Mike Levi, former president of the Habitat board and retired associate state leader for natural resources and community development at N.C. Cooperative Extension at N.C. State University, will serve as interim director.
Kirkpatrick, who plans to pursue a career in consulting, writing and teaching, will serve as a consultant to Levi and the Habitat board.
“It’s just a good time to leave and it’s the right thing to do,” Kirkpatrick says.
In the six-and-a-half years he headed it, Habitat built 165 houses, increasing its average annual production to 25 houses from nine before he arrived.
Habitat built 50 houses last year, up from four in 1998, the year Kirkpatrick joined the affiliate, which in April was named affiliate of the year by Habitat for Humanity International for affiliates serving populations over 250,000.

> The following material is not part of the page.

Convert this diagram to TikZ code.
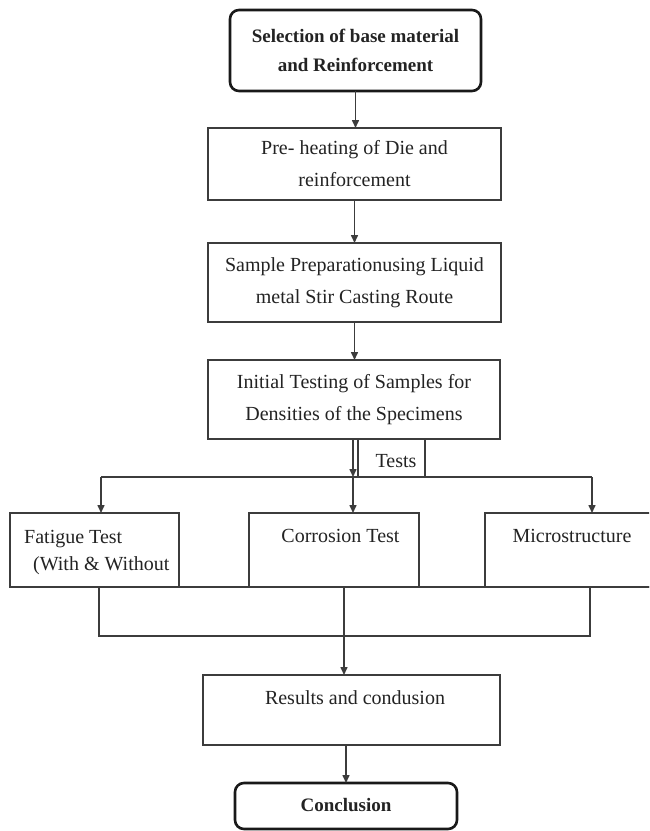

Net assets for Habitat have grown to $8 million from $2 million in 1998.
“The organization needs to assimilate and incorporate the rapid growth,” says Kirkpatrick, who previously was executive director for 13 year of the Raleigh-based Food Bank of North Carolina, now the Food Bank of Central & Eastern North Carolina.
“When you add 50 mortgages to your portfolio in one year, you’re adding a whole new burden to the infrastructure,” he says. “You’ve got families and housing and mortgages to take care of. The organization is still trying to manage the changes that have been brought on by the rapid increase in housing production.”
The challenge for Habitat, Kirkpatrick says, is to assess its full range of operations and services.
“There are issues of growth and change here, and questions about the leadership they need at this point in the organization, and the stresses that it has brought on me,” he says.
Under Kirkpatrick, the Food Bank also grew dramatically, distributing 6.7 million pounds of food a year valued at more than $10 million.
He also oversaw the completion of a capital campaign at the Food Bank that raised nearly $3.1 million, exceeding its goal of $1.7 million, and that included a deferred gift of $1 million.